OCT 14 — I don't understand the outrage over the comments on the Petronas children photo. Because it's something so common, I've come to expect it.

It's not just men who shame and leer at women online. There are plenty of women who enable this virtual catcalling, and because of the anonymity the Internet affords, the comments online are far more vicious than what you'd get in real-life.

The closest I'd come to this sort of thing offline is when I was waiting for a bus in a remote area of Bangi. It was fasting month; I was wearing a long, ankle-length dress, cotton, with flowers. Scoop-neck, but no cleavage. No slits, short sleeves.

I thought I looked fairly presentable, and decent.

It wasn't enough for two locals who stopped their motorcycle just to berate me for "not respecting the fasting month." Just because I wasn't covered up in more acceptable attire (read: baju kurung).

I wasn't sure whether to be amused or flattered that such simple attire would get them so tittilated. Though I sometimes wish the younger me had been angrier and carried an umbrella, to hit them with until they learned to mind their own business.

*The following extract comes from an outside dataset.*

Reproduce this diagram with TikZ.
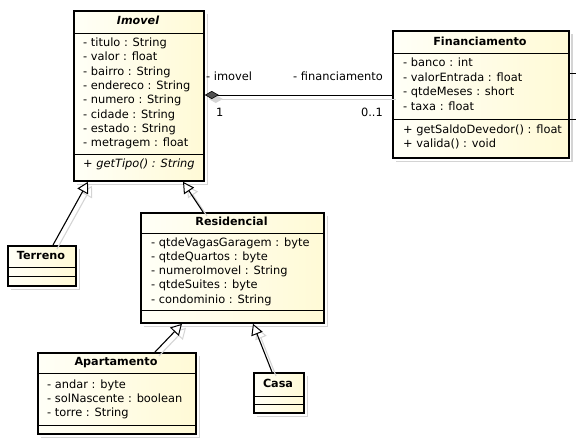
\documentclass[tikz,border=0pt]{standalone}
\usepackage{fontspec}
\setmainfont{DejaVu Sans}
\usetikzlibrary{arrows.meta}
\definecolor{boxl}{RGB}{255,255,247}
\definecolor{boxr}{RGB}{255,250,214}
\definecolor{shad}{RGB}{212,212,212}
\definecolor{diam}{RGB}{80,80,80}
\tikzset{
  umlbox/.style={draw, line width=1.8pt, inner sep=0pt, anchor=north west, left color=boxl, right color=boxr},
  sepline/.style={line width=1pt},
  shadowline/.style={draw=shad, line width=1.8pt},
  attr/.style={anchor=west, inner sep=0pt, text height=8.5pt, text depth=2.5pt, font=\fontsize{11.4}{14}\selectfont},
  ttl/.style={inner sep=0pt, text height=8.5pt, text depth=2.5pt, font=\fontsize{11.2}{14}\selectfont\bfseries},
  gen/.style={line width=1.1pt, -{Triangle[length=11pt,width=12pt,fill=white,line width=1pt]}},
  genshadow/.style={draw=shad, line width=1.1pt, -{Triangle[length=11pt,width=12pt,fill=none,line width=1pt,color=shad]}},
}
\begin{document}
\begin{tikzpicture}[x=1pt,y=-1pt]
\useasboundingbox (0,0) rectangle (576,440);
% shadows of boxes
\draw[shadowline] (207.5,14) -- (207.5,184.5) -- (77,184.5);
\draw[shadowline] (572,34) -- (572,161.5) -- (396,161.5);
\draw[shadowline] (327.5,216) -- (327.5,326.5) -- (144,326.5);
\draw[shadowline] (79.5,249) -- (79.5,289.5) -- (11,289.5);
\draw[shadowline] (199.5,356) -- (199.5,437.5) -- (41,437.5);
\draw[shadowline] (307.5,376) -- (307.5,416.5) -- (257,416.5);

% boxes
\node[umlbox, minimum width=130pt, minimum height=170pt] (imovel) at (73,10) {};
\node[umlbox, minimum width=176pt, minimum height=127pt] (financ) at (392,30) {};
\node[umlbox, minimum width=183pt, minimum height=110pt] (resid) at (140,212) {};
\node[umlbox, minimum width=68pt, minimum height=40pt] (terreno) at (7,245) {};
\node[umlbox, minimum width=158pt, minimum height=81pt] (apto) at (37,352) {};
\node[umlbox, minimum width=50pt, minimum height=40pt] (casa) at (253,372) {};

% compartments
\draw[sepline] ([yshift=-23pt]imovel.north west) -- ([yshift=-23pt]imovel.north east);
\draw[sepline] ([yshift=-144pt]imovel.north west) -- ([yshift=-144pt]imovel.north east);
\draw[sepline] ([yshift=-23pt]financ.north west) -- ([yshift=-23pt]financ.north east);
\draw[sepline] ([yshift=-89pt]financ.north west) -- ([yshift=-89pt]financ.north east);
\draw[sepline] ([yshift=-21pt]resid.north west) -- ([yshift=-21pt]resid.north east);
\draw[sepline] ([yshift=-98pt]resid.north west) -- ([yshift=-98pt]resid.north east);
\draw[sepline] ([yshift=-22pt]terreno.north west) -- ([yshift=-22pt]terreno.north east);
\draw[sepline] ([yshift=-31pt]terreno.north west) -- ([yshift=-31pt]terreno.north east);
\draw[sepline] ([yshift=-21pt]apto.north west) -- ([yshift=-21pt]apto.north east);
\draw[sepline] ([yshift=-73pt]apto.north west) -- ([yshift=-73pt]apto.north east);
\draw[sepline] ([yshift=-24pt]casa.north west) -- ([yshift=-24pt]casa.north east);
\draw[sepline] ([yshift=-32pt]casa.north west) -- ([yshift=-32pt]casa.north east);

% titles
\node[ttl, font=\fontsize{11.2}{14}\selectfont\bfseries\itshape] (imovelT) at (138,21.5) {Imovel};
\node[ttl] (financT) at (480,42) {Financiamento};
\node[ttl] (residT) at (231.5,222) {Residencial};
\node[ttl] (terrenoT) at (41,256) {Terreno};
\node[ttl] (aptoT) at (116,362.5) {Apartamento};
\node[ttl] (casaT) at (278,384) {Casa};

% Imovel attributes
\node[attr] (im1) at (83,43.5) {- titulo : String};
\node[attr] (im2) at (83,57.8) {- valor : float};
\node[attr] (im3) at (83,72.1) {- bairro : String};
\node[attr] (im4) at (83,86.4) {- endereco : String};
\node[attr] (im5) at (83,100.7) {- numero : String};
\node[attr] (im6) at (83,115) {- cidade : String};
\node[attr] (im7) at (83,129.3) {- estado : String};
\node[attr] (im8) at (83,143.6) {- metragem : float};
\node[attr, font=\fontsize{11.4}{14}\selectfont\itshape] (im9) at (83,164.5) {+ getTipo() : String};

% Financiamento
\node[attr] (fi1) at (403,63.5) {- banco : int};
\node[attr] (fi2) at (403,78) {- valorEntrada : float};
\node[attr] (fi3) at (403,92.5) {- qtdeMeses : short};
\node[attr] (fi4) at (403,107) {- taxa : float};
\node[attr] (fi5) at (403,130) {+ getSaldoDevedor() : float};
\node[attr] (fi6) at (403,144.5) {+ valida() : void};

% Residencial
\node[attr] (re1) at (151,243) {- qtdeVagasGaragem : byte};
\node[attr] (re2) at (151,257.3) {- qtdeQuartos : byte};
\node[attr] (re3) at (151,271.6) {- numeroImovel : String};
\node[attr] (re4) at (151,285.9) {- qtdeSuites : byte};
\node[attr] (re5) at (151,300.2) {- condominio : String};

% Apartamento
\node[attr] (ap1) at (47,385.5) {- andar : byte};
\node[attr] (ap2) at (47,399.5) {- solNascente : boolean};
\node[attr] (ap3) at (47,413.5) {- torre : String};

% connector shadows
\begin{scope}[transform canvas={xshift=4pt,yshift=-4pt}]
\draw[genshadow] ([xshift=46pt]terreno.north west) -- ([xshift=15pt]imovel.south west);
\draw[genshadow] ([xshift=63pt]resid.north west) -- ([xshift=110pt]imovel.south west);
\draw[genshadow] ([xshift=118pt]apto.north west) -- ([xshift=42pt]resid.south west);
\draw[genshadow] ([xshift=19pt]casa.north west) -- ([xshift=113pt]resid.south west);
\draw[draw=shad, line width=1pt, {Diamond[length=14pt,width=8pt,fill=shad,color=shad]}-] ([yshift=-85pt]imovel.north east) -- ([yshift=-65pt]financ.north west);
\end{scope}

% generalizations
\draw[gen] ([xshift=46pt]terreno.north west) -- ([xshift=15pt]imovel.south west);
\draw[gen] ([xshift=63pt]resid.north west) -- ([xshift=110pt]imovel.south west);
\draw[gen] ([xshift=118pt]apto.north west) -- ([xshift=42pt]resid.south west);
\draw[gen] ([xshift=19pt]casa.north west) -- ([xshift=113pt]resid.south west);

% composition
\draw[line width=1pt, {Diamond[length=14pt,width=8pt,fill=diam,color=black,line width=0.6pt]}-] ([yshift=-85pt]imovel.north east) -- ([yshift=-65pt]financ.north west);
\node[attr] (lbImovel) at (206,77) {- imovel};
\node[attr] (lb1) at (216,113) {1};
\node[attr, anchor=east] (lbFin) at (383,77) {- financiamento};
\node[attr, anchor=east] (lb01) at (383,113) {0..1};

% cut-off connector ends at right edge
\coordinate (t1) at (576,73);
\coordinate (t2) at (576,119);
\draw[line width=1pt] ([yshift=-43pt]financ.north east) -- (t1);
\draw[line width=1pt] ([yshift=-89pt]financ.north east) -- (t2);
\end{tikzpicture}
\end{document}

My favourite dress to wear during fasting month these days is short, tight and is covered with crucifixes. If that doesn't scare away people like the ones I met in Bangi, I don't know what will.

Still, I don't see young Muslim women being berated by total strangers in malls to pakai lebih sopan (dress more decently) or tutup aurat (cover their aurat). Yet so many people think it's acceptable to do that online.

It's hellish being a woman celebrity in Malaysia, judging from Instagram comments. You can't be a singer or actress without having total strangers make ludicrous comments on your Instagram, Twitter or Facebook.

For these starlets, if they're not wearing hijab, they'd be hounded into wearing one. If they start wearing hijab, they get hounded if the hijab is worn in a style these so-called fans consider unsuitable. Or like poor Neelofa, get accused of wearing hijab just to promote their own hijab line.

You can never win with these Internet commenters.

In a perfect world, any idiot who says hateful things online would be struck by thunderbolts or zapped by their keyboards.

Right now, though, we have to understand that in situations where people feel they can be callous idiots with no repercussions, believe me, they will take advantage of that.

One word of advice to anyone facing the problem of horrible comments: remember that no one has the right to be directly hateful to you on social media or off it. If they want to criticise you, sure, but they have no real right to use your social media accounts to do so. Let them Tweet on their own channels or pages; save your comments for people who can express themselves without sounding like horny old lechers.

If you wouldn't let a total stranger walk up to you in public or into your house just to make lewd comments about your chest, then why tolerate it on social media? Zero tolerance is really the only way to go here.Delete, ban, report all you like.

Internet trolls deserve nothing at all, so when you deal with your own, starve them of the one thing they really crave: attention. You've got better things to do than waste time on people who obviously have sadder lives than yours.

* This is the personal opinion of the columnist.